API

Cost

The gateway publishes a rolled-up cost view that combines AWS infrastructure lines (compute, EBS, S3, NAT, ALB) computed from Prometheus + CloudWatch + the AWS Pricing API with Turbopuffer lines (storage, writes, queries) computed from gateway-emitted usage metrics × a code-resident rate card.

Cost endpoints are infra-level only — per-namespace attribution is intentionally not modeled. Use the metrics catalog when you need per-namespace breakdowns.

Routes

Route	Behavior
`GET /v2/cost`	Current snapshot rolled up over a window.
`GET /v2/cost/timeseries`	Per-line USD/hour samples bucketed by step.
`GET /v2/cost/rate-card`	Active AWS Pricing entries and Turbopuffer rate card.

Cost snapshot

GET /v2/cost?window=24h

window accepts 1h, 6h, 24h (default), 7d, 30d. The same line set is returned at every window — the window controls totals only.

{
  "window": "24h",
  "totals": {
    "total_usd": 142.33,
    "aws_usd": 86.10,
    "turbopuffer_usd": 56.23,
    "cost_per_document_usd": 0.000018,
    "cost_per_tib_indexed_usd": 0.97
  },
  "lines": [
    {
      "provider": "aws",
      "service": "compute",
      "service_detail": null,
      "region": "us-east-1",
      "site": "primary",
      "rate_card_version": null,
      "line_usd": 42.18,
      "monthly_projection_usd": 1264.93
    }
  ],
  "rate_card_status": {
    "aws_pricing_stale": false,
    "turbopuffer_version": "2026-04"
  },
  "caveats": []
}

When upstream pricing inputs are unavailable, the snapshot still serves: missing lines are omitted, rate_card_status.aws_pricing_stale flips true, and the missing input is recorded in caveats. A stale rate card is preferable to a missing chart in the dashboard.

Cost timeseries

GET /v2/cost/timeseries?window=7d&step=1h

Returns per-line usd_per_hour samples for the requested window, bucketed by step. The total series carries the bucketed sum across every other series at the same timestamp — clients can render the stacked chart without re-summing.

`window`	Default `step`
`1h`, `6h`	`5m`
`24h`	`30m`
`7d`	`1h`
`30d`	`6h`

The samples are sourced from hevlayer_cost_usd_per_hour{provider, service, region, site, rate_card_version}, which the gateway’s 60-second cost sampler writes into VictoriaMetrics. PromQL access to the raw series is also fine via /v2/metrics/query_range.

Rate card

GET /v2/cost/rate-card

Returns the rate cards in use by the cost engine:

aws.items — cached AWS Pricing API entries for the gateway’s deploy region, used to drive the dashboard’s instance picker.
aws.stale — true if the AWS Pricing API has not refreshed yet or has failed every refresh attempt. The cached set is still returned.
turbopuffer — code-resident rate card with a version stamp.
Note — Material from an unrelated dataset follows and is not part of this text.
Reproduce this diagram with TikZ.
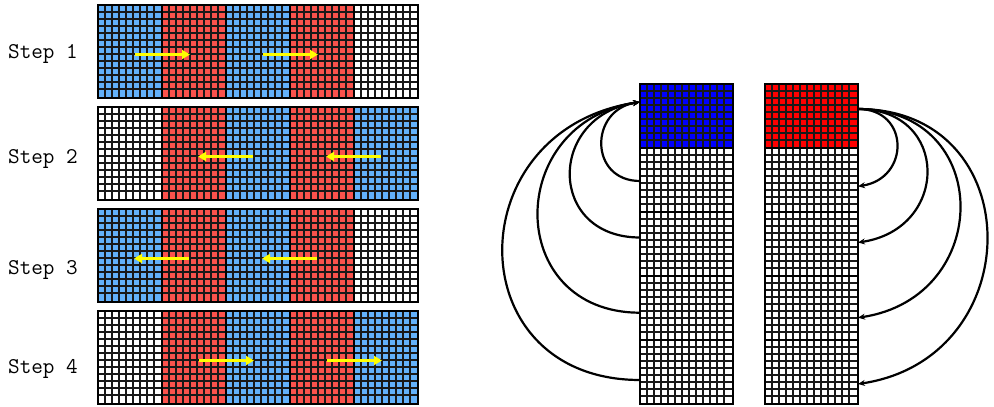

The dashboard’s cost tab uses this surface to project the impact of an instance-type swap before the operator commits to it.

Caveats and shapes

service is a coarse bucket: compute, storage_ebs, storage_s3, network, tpuf_storage, tpuf_writes, tpuf_queries. Network lines carry a service_detail (alb, nat_gateway) for further disambiguation; everything else leaves service_detail null.
monthly_projection_usd is a pre-prorate projection for the bucket at its current sizing — it’s the operator’s “if we held this steady” number, not a forecast.
Turbopuffer lines always carry a rate_card_version so the dashboard can footnote when the upstream pricing changed.